Budget 2017: 'Unjustified' NIC rules for self-employed to change
The Chancellor today labelled the rules around National Insurance contributions for the self-employed as unjustified and announced plans to change them.
Philip Hammond said that “such dramatically different treatment of two people earning essentially the same undermines the fairness of the tax system”.
The main rate of Class 4 NICs for the self-employed will increase by 1% to 10%, with a further 1% increase in April 2019.
The government had already announced that it will abolish Class 2 NICs – an at-rate charge on the self-employed – from April 2018.
Since April 2016, the self-employed also have access to the same State Pension as employees, worth £1,800 a year more to a self- employed individual than under the previous system, officials stated.
The main rate of Class 4 NICs will increase from 9% to 10% in April 2018, and to 11% in April 2019 “to reduce the differential and reflect more equal pension entitlement”, the Treasury said.
Taken together with the abolition of Class 2 NICs, this means that only self-employed individuals with profits above £16,250 will have to pay more NICs, officials stated.
Mr Hammond said: “Employed and self-employed alike use our public services in the same way, but they are not paying for them in the same way.
“The lower National Insurance paid by the self-employed is forecast to cost our public finances over £5 billion this year alone. That is not fair to the 85% of workers who are employees.
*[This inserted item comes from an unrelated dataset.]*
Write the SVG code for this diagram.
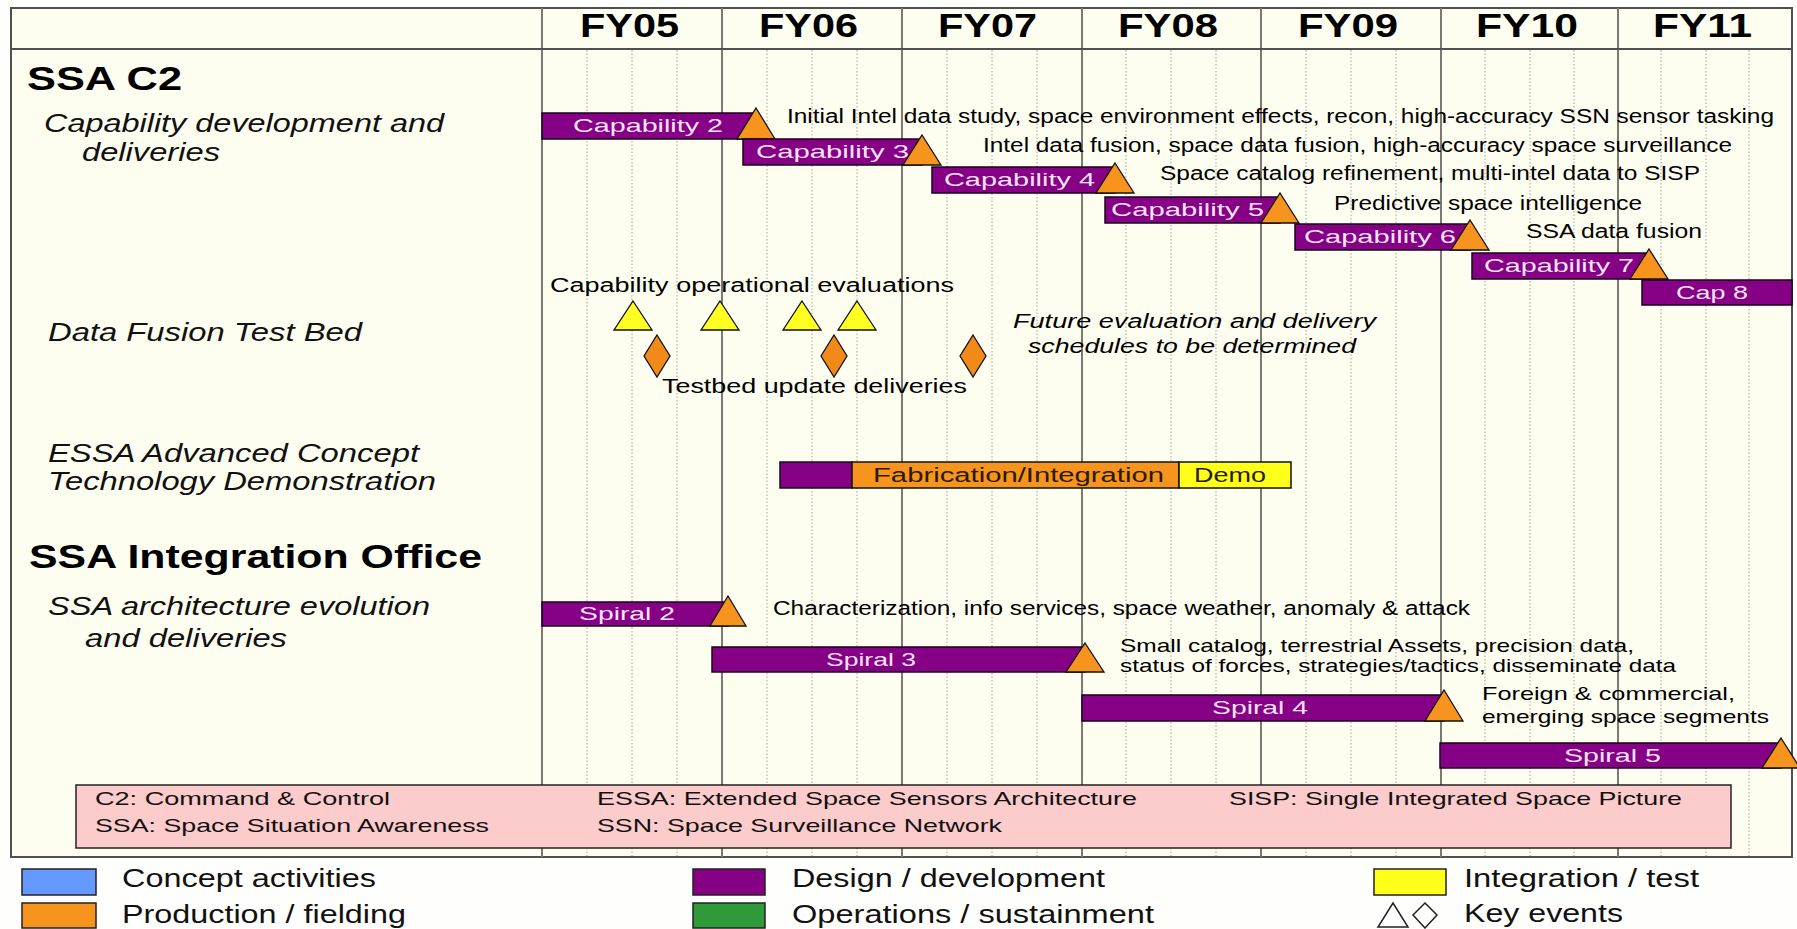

“The abolition of Class 2 NICs for self-employed people, announced by my predecessor in 2016 and due to take effect in 2018, would further increase the gap between employment and self-employment.
‘To be able to support our public services in this budget, and to improve the fairness of the tax system, I will act to reduce the gap to better reflect the current differences in state benefits. I have considered the possibility of simply reversing the decision to abolish Class 2 contributions, but the Class 2 NIC is regressive and outdated. It is right that it should go.”
He said: “So, instead, from April 2018, when the Class 2 NIC is abolished, the main rate of Class 4 NICs for the self-employed will increase by 1% to 10%, with a further 1% increase in April 2019.
“The combination of the abolition of Class 2 and the Class 4 increases I have announced today, raises a net £145m a year for our public services by 2021-22, an average of around 60p a week per self-employed person in this country.
“And since Class 2 contributions are payable at a flat rate, while Class 4 is chargeable as a proportion of profits, all self-employed people earning less than £16,250 will still see a reduction in their total NICs bill.”
He said: “This change reduces the unfairness in the NICs system and reflects more accurately the current differences in benefits available from the state.”